Avec Night Call, Dan Gilroy nous entraîne dans une descente vertigineuse au cœur de l’âme humaine, où l’éthique et l’ambition s’affrontent sous les néons de Los Angeles. Soutenu par une performance hypnotique de Jake Gyllenhaal, le film oscille entre critique sociale et thriller nerveux, offrant une expérience cinématographique à la fois troublante et fascinante.
Le film s’ouvre sur Lou Bloom, un opportuniste sans scrupules qui découvre le métier de pigiste nocturne à Los Angeles. Equipé d’une caméra et d’un esprit calculateur, Lou filme des scènes de crime et d’accidents pour les vendre aux médias. Mais rapidement, sa quête du succès le pousse à manipuler les événements pour obtenir des images toujours plus chocs, franchissant des limites morales qu’aucun autre n’oserait effleurer.
Gilroy construit un scénario tendu, où chaque scène alimente une atmosphère de malaise. La force de Night Call réside dans sa capacité à refléter notre fascination pour la violence médiatique tout en critiquant la machine qui la nourrit. À mesure que Lou gravit les échelons, le spectateur est forcé de confronter une vérité inconfortable : notre propre complicité dans ce cycle.
Jake Gyllenhaal offre une performance phénoménale dans le rôle de Lou. Mince, les traits creusés, il incarne un prédateur nocturne, calculateur et inhumain, obsédé par l’idée de réussir à tout prix. Son sourire glacial et ses yeux perçants traduisent un mélange de charme et de menace qui rend le personnage à la fois fascinant et effrayant.
Les performances secondaires apportent une profondeur bienvenue. Rene Russo, dans le rôle de Nina Romina, incarne une directrice d’information froide et calculatrice, prisonnière de la course à l’audience. Riz Ahmed, touchant dans le rôle de Rick, le maladroit assistant de Lou, sert de contrepoids émotionnel, soulignant la froideur du protagoniste principal. Chaque acteur enrichit l’univers du film en ajoutant des couches de complexité.

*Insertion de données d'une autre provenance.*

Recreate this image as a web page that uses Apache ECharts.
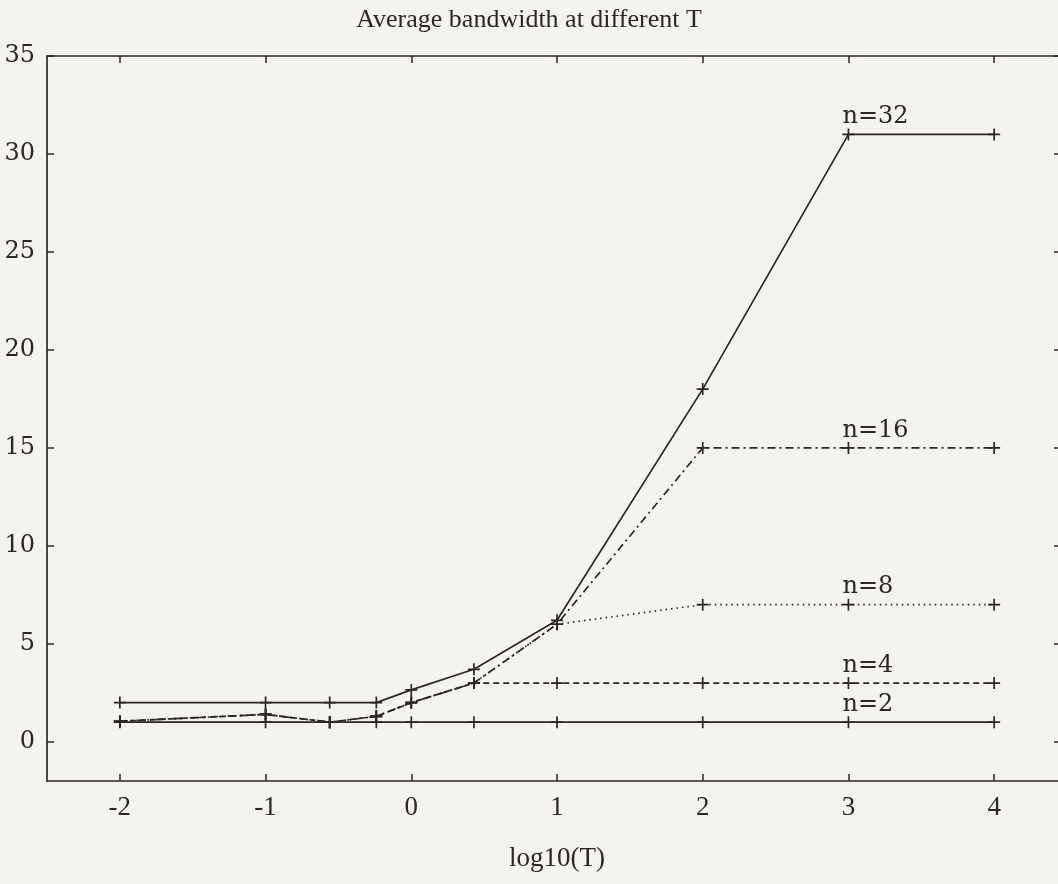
<!DOCTYPE html>
<html>
<head>
<meta charset="utf-8">
<script src="https://cdn.jsdelivr.net/npm/echarts@6/dist/echarts.min.js"></script>
<style>
    html, body { margin: 0; padding: 0; background: #f4f3f0; }
    #main { width: 1058px; height: 884px; }
</style>
</head>
<body>
<div id="main"></div>
<script>
// log10(T) sample points
var logT = [-2, -1, -0.56, -0.24, 0, 0.43, 1, 2, 3, 4];
// average bandwidth per n
var n2  = [1, 1, 1, 1, 1, 1, 1, 1, 1, 1];
var n4  = [1.05, 1.4, 1, 1.3, 2, 3, 3, 3, 3, 3];
var n8  = [1.05, 1.4, 1, 1.3, 2, 3, 6, 7, 7, 7];
var n16 = [1.05, 1.4, 1, 1.3, 2, 3, 6, 15, 15, 15];
var n32 = [2, 2, 2, 2, 2.65, 3.7, 6.2, 18, 31, 31];
var xTicks = [-2, -1, 0, 1, 2, 3, 4];
var yTicks = [0, 5, 10, 15, 20, 25, 30, 35];

var ink = '#2b2727';
var times = 'Liberation Serif';
var wide = 'DejaVu Serif';
var cross = 'path://M0,6L12,6M6,0L6,12';

//拼数据
function pairs(ys) {
    var out = [];
    for (var i = 0; i < logT.length; i++) {
        out.push([logT[i], ys[i]]);
    }
    return out;
}

function makeSeries(name, ys, dash) {
    return {
        name: name,
        type: 'line',
        data: pairs(ys),
        symbol: cross,
        symbolSize: 12,
        itemStyle: { color: 'none', borderColor: ink, borderWidth: 1.7 },
        lineStyle: { color: ink, width: 1.7, type: dash },
        label: {
            show: true,
            formatter: function (p) { return p.dataIndex == 8 ? name : ''; },
            position: 'top',
            align: 'left',
            distance: 0,
            offset: [-6, 3],
            fontFamily: wide,
            fontSize: 24,
            color: ink
        },
        emphasis: { disabled: true },
        animation: false
    };
}

var chart = echarts.init(document.getElementById('main'));
var axisBase = {
    type: 'value',
    axisLine: { show: true, onZero: false, lineStyle: { color: ink, width: 1.7 } },
    axisTick: { show: true, inside: true, length: 7, lineStyle: { color: ink, width: 1.5 } },
    splitLine: { show: false }
};
var option = {
    backgroundColor: '#f4f3f0',
    title: {
        text: 'Average bandwidth at different T',
        left: 'center',
        top: 2,
        textStyle: { fontFamily: times, fontSize: 26, fontWeight: 'normal', color: ink }
    },
    grid: { left: 47, width: 1020, top: 56, bottom: 103, outerBoundsMode: 'none' },
    xAxis: [
        echarts.util.merge({
            position: 'bottom', min: -2.5, max: 4.5,
            name: 'log10(T)', nameLocation: 'middle', nameGap: 64,
            nameTextStyle: { fontFamily: times, fontSize: 27, color: ink },
            axisTick: { customValues: xTicks },
            axisLabel: { customValues: xTicks, margin: 13, fontFamily: times, fontSize: 27, color: ink }
        }, axisBase, false),
        echarts.util.merge({
            position: 'top', min: -2.5, max: 4.5,
            axisTick: { customValues: xTicks },
            axisLabel: { show: false }
        }, axisBase, false)
    ],
    yAxis: [
        echarts.util.merge({
            position: 'left', min: -2, max: 35,
            axisTick: { customValues: yTicks },
            axisLabel: { customValues: yTicks, margin: 12, fontFamily: wide, fontSize: 24, color: ink }
        }, axisBase, false),
        echarts.util.merge({
            position: 'right', min: -2, max: 35,
            axisTick: { customValues: yTicks, length: 13 },
            axisLabel: { show: false }
        }, axisBase, false)
    ],
    series: [
        makeSeries('n=2', n2, 'solid'),
        makeSeries('n=4', n4, [6, 4]),
        makeSeries('n=8', n8, [1.5, 4]),
        makeSeries('n=16', n16, [8, 4, 2, 4]),
        makeSeries('n=32', n32, 'solid')
    ]
};
chart.setOption(option);
</script>
</body>
</html>
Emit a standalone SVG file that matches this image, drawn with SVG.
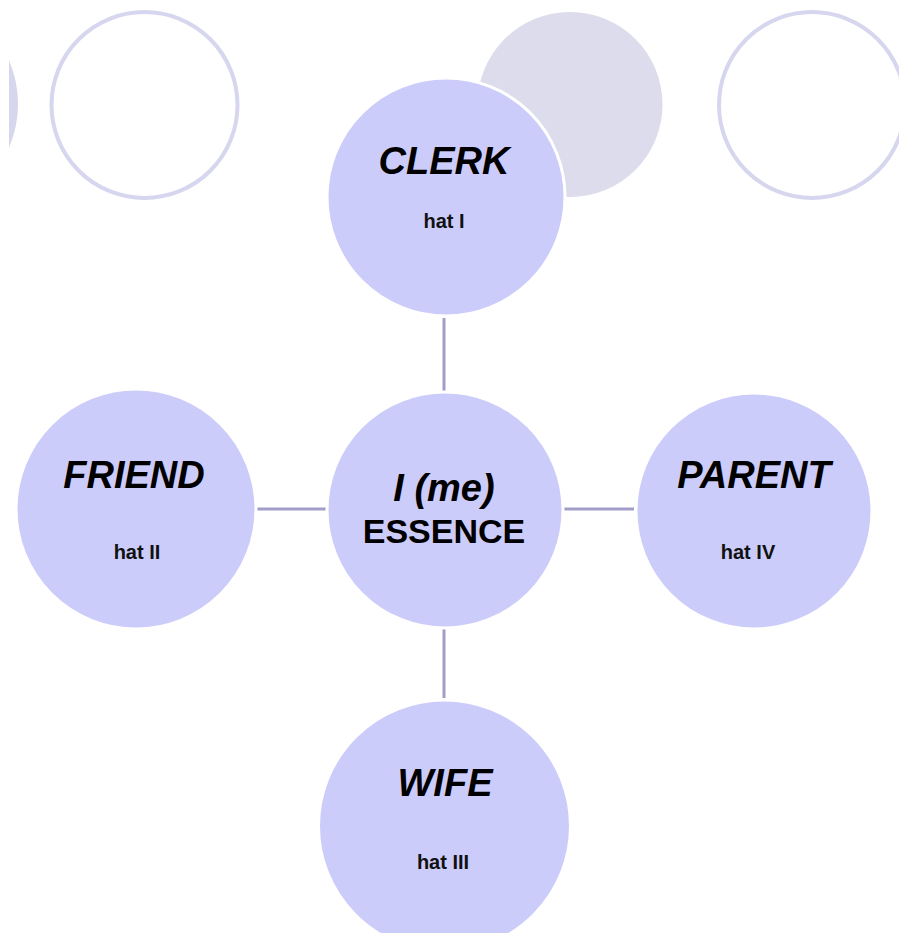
<svg xmlns="http://www.w3.org/2000/svg" width="899" height="933" viewBox="0 0 899 933">
<style>
.deco-ring{fill:none;stroke:#d6d6ee;stroke-width:4}
.deco-fill{fill:#dcdcec}
.node{fill:#ccccfb;stroke:#ffffff;stroke-width:3}
.title{font-family:"Liberation Sans",Arial,sans-serif;font-weight:bold;font-style:italic;font-size:38px;fill:#000;text-anchor:middle}
.sub{font-family:"Liberation Sans",Arial,sans-serif;font-weight:bold;font-size:20px;fill:#111;text-anchor:middle}
.ess{font-family:"Liberation Sans",Arial,sans-serif;font-weight:bold;font-size:34px;fill:#000;text-anchor:middle}
.conn{stroke:#a09ec8;stroke-width:3;fill:none}
</style>
<defs>
<clipPath id="leftclip"><rect x="9" y="0" width="100" height="933"/></clipPath>
</defs>
<rect width="899" height="933" fill="#ffffff"/>
<g id="decor">
<circle cx="-92" cy="104" r="110" fill="#d6d6ee" clip-path="url(#leftclip)"/>
<circle class="deco-ring" cx="144.5" cy="105" r="93"/>
<circle class="deco-fill" cx="570" cy="104.5" r="92.5"/>
<circle class="deco-ring" cx="812" cy="105" r="93"/>
</g>
<g id="connectors">
<line class="conn" x1="444" y1="318" x2="444" y2="392"/>
<line class="conn" x1="444" y1="628" x2="444" y2="698"/>
<line class="conn" x1="255" y1="509" x2="326" y2="509"/>
<line class="conn" x1="563" y1="509" x2="634" y2="509"/>
</g>
<g id="clerk">
<circle class="node" cx="446" cy="197" r="119"/>
<text class="title" x="444" y="174">CLERK</text>
<text class="sub" x="444" y="228">hat I</text>
</g>
<g id="essence">
<circle class="node" cx="445" cy="510" r="118"/>
<text class="title" x="444" y="501">I (me)</text>
<text class="ess" x="444" y="543">ESSENCE</text>
</g>
<g id="friend">
<circle class="node" cx="136" cy="509" r="120"/>
<text class="title" x="134" y="488">FRIEND</text>
<text class="sub" x="137" y="559">hat II</text>
</g>
<g id="parent">
<circle class="node" cx="754" cy="511" r="118"/>
<text class="title" x="754" y="488">PARENT</text>
<text class="sub" x="748" y="559">hat IV</text>
</g>
<g id="wife">
<circle class="node" cx="444.5" cy="826" r="126"/>
<text class="title" x="445" y="796">WIFE</text>
<text class="sub" x="443" y="869">hat III</text>
</g>
</svg>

La ville de Los Angeles, filmée de nuit, devient un personnage à part entière. Grâce au travail méticuleux du directeur de la photographie Robert Elswit, la cité des anges est transformée en un labyrinthe scintillant et oppressant, où les ambitions humaines s’entrechoquent dans un décor étouffant. Les prises de vue larges et les compositions précises capturent l’étrange beauté de ce paysage urbain nocturne, renforçant l’ambiance néo-noir du film.
La bande originale de James Newton Howard est également un élément clé. Contrairement à ce que l’on pourrait attendre, la musique accompagne souvent les actions immorales de Lou avec des tonalités triomphantes, traduisant l’euphorie qu’il ressent dans sa quête de domination. Ce contraste musical renforce le malaise du spectateur tout en soulignant la psychologie déviante de Lou.

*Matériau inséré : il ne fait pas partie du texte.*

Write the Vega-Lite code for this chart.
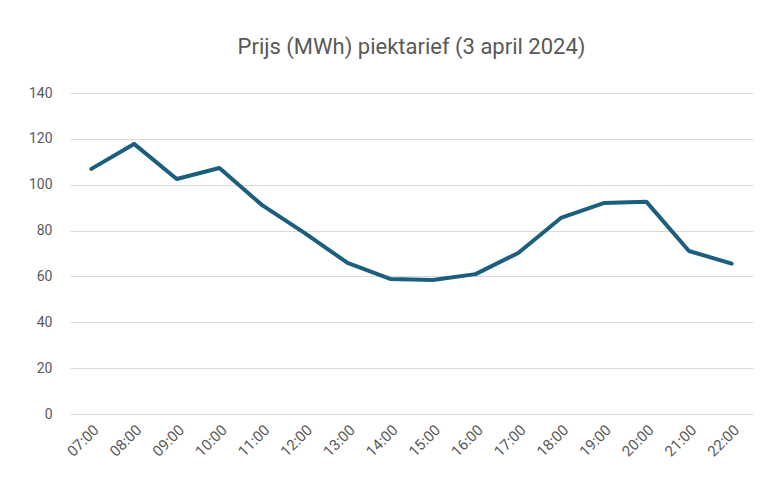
{
  "$schema": "https://vega.github.io/schema/vega-lite/v6.json",
  "autosize": {"type": "none"},
  "width": 683,
  "height": 321,
  "padding": {"left": 70, "top": 93, "right": 12, "bottom": 73},
  "background": "white",
  "title": {
    "text": "Prijs (MWh) piektarief (3 april 2024)",
    "font": "Roboto",
    "fontSize": 22,
    "fontWeight": "normal",
    "color": "#595959",
    "anchor": "middle",
    "offset": 27
  },
  "data": {
    "values": [
      {"uur": "07:00", "prijs": 106.9},
      {"uur": "08:00", "prijs": 117.8},
      {"uur": "09:00", "prijs": 102.5},
      {"uur": "10:00", "prijs": 107.3},
      {"uur": "11:00", "prijs": 91.1},
      {"uur": "12:00", "prijs": 78.9},
      {"uur": "13:00", "prijs": 65.9},
      {"uur": "14:00", "prijs": 58.9},
      {"uur": "15:00", "prijs": 58.4},
      {"uur": "16:00", "prijs": 61.0},
      {"uur": "17:00", "prijs": 70.2},
      {"uur": "18:00", "prijs": 85.5},
      {"uur": "19:00", "prijs": 92.0},
      {"uur": "20:00", "prijs": 92.6},
      {"uur": "21:00", "prijs": 71.1},
      {"uur": "22:00", "prijs": 65.6}
    ]
  },
  "mark": {"type": "line", "color": "#1b5e7e", "strokeWidth": 4, "strokeJoin": "round", "strokeCap": "round"},
  "encoding": {
    "x": {
      "field": "uur",
      "type": "ordinal",
      "sort": null,
      "scale": {"type": "band", "paddingInner": 0, "paddingOuter": 0},
      "axis": {
        "title": null,
        "labelAngle": -45,
        "labelFont": "Roboto",
        "labelFontSize": 15,
        "labelColor": "#595959",
        "ticks": false,
        "domain": false,
        "grid": false,
        "labelPadding": 8
      }
    },
    "y": {
      "field": "prijs",
      "type": "quantitative",
      "scale": {"domain": [0, 140]},
      "axis": {
        "title": null,
        "values": [0, 20, 40, 60, 80, 100, 120, 140],
        "labelFont": "Roboto",
        "labelFontSize": 14,
        "labelColor": "#595959",
        "ticks": false,
        "domain": false,
        "gridColor": "#d9d9d9",
        "gridWidth": 1,
        "labelPadding": 18
      }
    }
  },
  "config": {"view": {"stroke": null}}
}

Night Call va au-delà du simple thriller en explorant des thèmes complexes. À travers le parcours de Lou, le film critique le capitalisme débridé et l’absence de limites morales dans un système obsédé par le profit. Le journalisme sensationnaliste est ici dépeint comme un miroir des désirs les plus sombres du public, soulignant la relation symbiotique entre une industrie avide d’audience et une société fascinée par le morbide.
Cependant, le film ne tombe jamais dans la moralisation facile. Il se contente de présenter un monde où l’éthique s’efface devant les besoins économiques, laissant le spectateur tirer ses propres conclusions. Cette neutralité narrative renforce l’impact de son propos et donne à Night Call une profondeur rare.
Bien que brillamment construit, Night Call n’est pas exempt de défauts. Certains spectateurs pourraient trouver son rythme lent par moments, et son absence de conclusion morale peut laisser un goût amer. Mais c’est précisément ce refus de suivre les conventions qui rend le film mémorable. Il ne cherche pas à plaire, mais à provoquer une réflexion, à déranger et à rester gravé dans l’esprit.
Avec Night Call, Dan Gilroy signe un premier film impressionnant, qui allie un commentaire social incisif à une mise en scène élégante. Jake Gyllenhaal, dans l’un des rôles les plus marquants de sa carrière, est le pilier de cette œuvre audacieuse. À la fois captivant et dérangeant, Night Call est une plongée fascinante dans les ténèbres de l’ambition humaine et un portrait glaçant d’une société prête à tout pour le spectacle.